The District of Columbia lies partly in the State of Maryland and partly in the State of Virginia. It was set apart by Act of Congress on July 16, 1790, for the capital of the United States. Some months previously, on April 21, 1769, Potomac Lodge, No. 9, had been organized in Georgetown by the Grand Lodge of Maryland but later it ceased work. Potomac Lodge, No. 43, warranted on November 11, 1806, was the first Lodge in the State to endure. A Convention was held on December 11, 1810, by five Lodges, namely Federal, No. 15; Brooke, No. 47; Columbia, No. 35; Washington Naval, No. 41, and Potomac, No.43. The organization of a Grand Lodge was fully completed on February 19, 1811.

The first Chapter or Encampment, as it was called in the District of Columbia, worked under the Charter of Federal Lodge, No. 15, F. A. A. M., of the Jurisdiction of the Grand Lodge of Maryland. A meeting took place on Monday, December 14, 1795, to make arrangements for the new Chapter. Two other meetings were held, one on December 16, 1795, and one on June 17, 1797, before the Chapter was finally constituted. In February, 1799, it was decided that the Royal Arch Encampment should be broken up. A Dispensation dated August 30, 1822, was issued by the General Grand High Priest to the Chapters in the District of Columbia to organize a Grand Chapter. Representatives of Federal Chapter, No. 3; Union, No. 4; Brooke, No. 6, and Potomac, No. 8, were present at a Convention held on Tuesday, February 10, 1824. Potomac Chapter, however, decided to continue under her old Charter. After January 8, 1833, the Grand Lodge of the District of Columbia no longer existed and the Chapters were placed under the Jurisdiction of the Grand Chapter of Maryland. In the year 1867 steps were taken to reorganize a Grand Chapter by Columbia, No. 15; Washington, No. 16; Mount Vernon, No. 20, and Potomac, No. 8, and it was duly constituted in Washington at the Opera House on May 23 1867. After encountering much trouble and opposition, the Grand Chapter of the District was admitted to the General Grand chapter in 1868 and a short time after was joined by 'Potomac Chapter, No. 8. The Select Degrees were at first conferred in Chapters. When the Grand Chapter of the District of Columbia was organized in 1867 it resolved to drop the Select Degrees from Chapter work, and Companion Benjamin B. French issued Dispensations to form three Councils for the District. These, however, ceased work after a short time.

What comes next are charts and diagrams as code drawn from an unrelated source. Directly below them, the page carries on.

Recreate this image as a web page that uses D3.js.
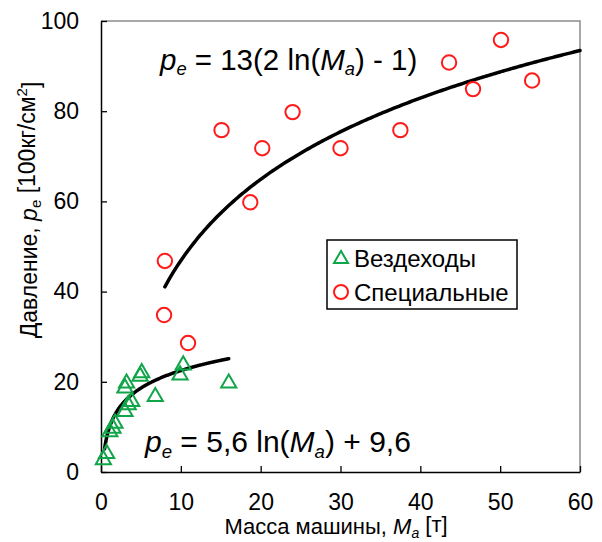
<!DOCTYPE html>
<html>
<head>
<meta charset="utf-8">
<script src="https://cdn.jsdelivr.net/npm/d3@7"></script>
<style>
  html, body { margin: 0; padding: 0; background: #fff; }
  svg { display: block; font-family: "Liberation Sans", Arial, sans-serif; }
</style>
</head>
<body>
<svg id="chart" width="602" height="542"></svg>
<script>
// ---- Data ----
const vehMass = [0.3, 0.7, 1.1, 1.5, 1.75, 3.0, 3.4, 3.85, 3.0, 3.2, 4.9, 5.1, 6.8, 9.9, 10.3, 16.0];
const vehPress = [2.7, 4.1, 8.9, 9.7, 10.8, 13.4, 14.9, 15.6, 18.6, 19.7, 21.2, 22.0, 16.7, 21.5, 23.7, 19.7];

const specMass = [50.1, 43.6, 54.0, 46.6, 24.0, 15.1, 37.5, 20.2, 30.0, 18.7, 8.0, 7.9, 10.9];
const specPress = [95.8, 90.8, 86.8, 84.9, 79.8, 75.8, 75.8, 71.8, 71.8, 59.8, 46.8, 34.8, 28.6];

const xTicks = [0, 10, 20, 30, 40, 50, 60];
const yTicks = [0, 20, 40, 60, 80, 100];

const legendLabels = ["Вездеходы", "Специальные"];

// fit ranges (in tonnes)
const vehFitRange = [0.45, 16];
const specFitRange = [8, 60];

// ---- Layout ----
const svg = d3.select("#chart");
const mLeft = 101, mRight = 580, mTop = 21, mBottom = 472;
const x = d3.scaleLinear().domain([0, 60]).range([mLeft, mRight]);
const y = d3.scaleLinear().domain([0, 100]).range([mBottom, mTop]);

const green = "#10a548";
const red = "#ff1a1a";
const FONT = '"Liberation Sans", Arial, sans-serif';

// frame (top & right gray)
svg.append("path")
  .attr("d", `M${mLeft},${mTop}H${mRight}V${mBottom}`)
  .attr("fill", "none").attr("stroke", "#8c8c8c").attr("stroke-width", 1.5);

// axes
const xAxis = svg.append("g").attr("transform", `translate(0,${mBottom})`)
  .call(d3.axisBottom(x).tickValues(xTicks).tickSizeInner(-6).tickSizeOuter(0).tickPadding(22));
const yAxis = svg.append("g").attr("transform", `translate(${mLeft},0)`)
  .call(d3.axisLeft(y).tickValues(yTicks).tickSizeInner(-6).tickSizeOuter(0).tickPadding(22));
[xAxis, yAxis].forEach(g => {
  g.select(".domain").attr("stroke", "#000").attr("stroke-width", 1.5);
  g.selectAll(".tick line").attr("stroke", "#000").attr("stroke-width", 1.3);
  g.selectAll(".tick text").attr("fill", "#000").style("font-size", "23px").style("font-family", FONT);
});

// fit curves
function fitPoints(fn, range) {
  const pts = [];
  const n = 200;
  for (let i = 0; i <= n; i++) {
    const m = range[0] + (range[1] - range[0]) * i / n;
    pts.push([m, fn(m)]);
  }
  return pts;
}
const line = d3.line().x(d => x(d[0])).y(d => y(d[1])).curve(d3.curveLinear);
svg.append("path")
  .attr("d", line(fitPoints(m => 5.6 * Math.log(m) + 9.6, vehFitRange)))
  .attr("fill", "none").attr("stroke", "#000").attr("stroke-width", 3.5).attr("stroke-linecap", "round");
svg.append("path")
  .attr("d", line(fitPoints(m => 13 * (2 * Math.log(m) - 1), specFitRange)))
  .attr("fill", "none").attr("stroke", "#000").attr("stroke-width", 3.5).attr("stroke-linecap", "round");

// markers
const tri = d3.symbol().type(d3.symbolTriangle).size(100);
svg.append("g").selectAll("path").data(vehMass.map((m, i) => [m, vehPress[i]])).join("path")
  .attr("d", tri)
  .attr("transform", d => `translate(${x(d[0])},${y(d[1])})`)
  .attr("fill", "none").attr("stroke", green).attr("stroke-width", 2);

svg.append("g").selectAll("circle").data(specMass.map((m, i) => [m, specPress[i]])).join("circle")
  .attr("cx", d => x(d[0])).attr("cy", d => y(d[1])).attr("r", 7.2)
  .attr("fill", "none").attr("stroke", red).attr("stroke-width", 2);

// formulas
function formula(xp, yp, parts, size) {
  const t = svg.append("text").attr("x", xp).attr("y", yp)
    .style("font-size", size + "px").attr("fill", "#000");
  parts.forEach(p => {
    const s = t.append("tspan").text(p.t);
    if (p.i) s.style("font-style", "italic");
    if (p.sub) s.attr("dy", "0.3em").style("font-size", (size * 0.62) + "px");
    if (p.back) s.attr("dy", "-0.186em");
  });
  return t;
}
formula(160, 70, [
  {t: "p", i: 1}, {t: "e", i: 1, sub: 1}, {t: " = 13(2 ln(", back: 1}, {t: "M", i: 1}, {t: "a", i: 1, sub: 1},
  {t: ") - 1)", back: 1}
], 29.5);
formula(145, 452, [
  {t: "p", i: 1}, {t: "e", i: 1, sub: 1}, {t: " = 5,6 ln(", back: 1}, {t: "M", i: 1}, {t: "a", i: 1, sub: 1},
  {t: ") + 9,6", back: 1}
], 30);

// legend
const lg = svg.append("g");
lg.append("rect").attr("x", 327).attr("y", 240).attr("width", 190).attr("height", 69)
  .attr("fill", "#fff").attr("stroke", "#000").attr("stroke-width", 1.5);
lg.append("path").attr("d", d3.symbol().type(d3.symbolTriangle).size(85))
  .attr("transform", "translate(341,259)")
  .attr("fill", "none").attr("stroke", green).attr("stroke-width", 2);
lg.append("circle").attr("cx", 341).attr("cy", 292).attr("r", 7)
  .attr("fill", "none").attr("stroke", red).attr("stroke-width", 2);
lg.selectAll("text").data(legendLabels).join("text")
  .attr("x", 354).attr("y", (d, i) => 267 + i * 34)
  .style("font-size", "24px").attr("fill", "#000").text(d => d);

// x title
const xt = svg.append("text").attr("x", 336).attr("y", 534).attr("text-anchor", "middle")
  .style("font-size", "22px").attr("fill", "#000");
xt.append("tspan").text("Масса машины, ");
xt.append("tspan").text("M").style("font-style", "italic");
xt.append("tspan").text("a").style("font-style", "italic").style("font-size", "14px").attr("dy", "0.25em");
xt.append("tspan").text(" [т]").attr("dy", "-0.25em");

// y title
const yt = svg.append("text").attr("transform", "translate(37,210) rotate(-90)").attr("text-anchor", "middle")
  .style("font-size", "23px").attr("fill", "#000");
yt.append("tspan").text("Давление, ");
yt.append("tspan").text("p").style("font-style", "italic");
yt.append("tspan").text("e").style("font-size", "15px").attr("dy", "0.25em");
yt.append("tspan").text(" [100кг/см").attr("dy", "-0.25em");
yt.append("tspan").text("2").style("font-size", "15px").attr("dy", "-0.55em");
yt.append("tspan").text("]").attr("dy", "0.55em");
</script>
</body>
</html>
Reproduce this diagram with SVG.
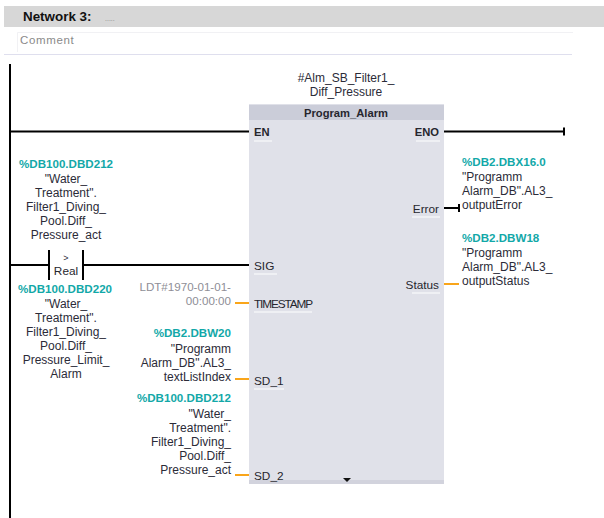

Washington Council No. 1, chartered August 14, 1883; Adoniram Council No. 2, chartered November 9, 1909, and Columbia No. 3, chartered September 30, 1918, through their representatives at a Convention held at Washington on April 5, 1919, General Grand Master George A. Newell, presiding, formed the Grand Council, Royal and Select Masters of the District of Columbia, Companion George E. Corson being the first Grand Master and John A. Colborn, Grand Recorder.

The first Commandery organized was Washington, No. 1, in the City of Washington, December 1, 1824, chartered January 14, 1825. Representatives of Washington, No. 1; Columbia, No. 2; Potomac, No. 3; De Molay Mounted, No. 4, and Orient, No. 5, met in Convention, January 14, 1896, and constituted the Grand Commandery by authority of a Warrant dated December , 1895. The Ancient and Accepted Scottish Rite was first introduced to Washington when Mithras Lodge of Perfection, No. 1; Evangelist Chapter of Rose Croix, No. 1; Robert de Bruce Council of kadosh, No. 1, and Albert Pike Consistory, No. 1, were chartered on December 30, 1870; December 7, 1871; January 29, 1874, and January 12, 1876, respectively.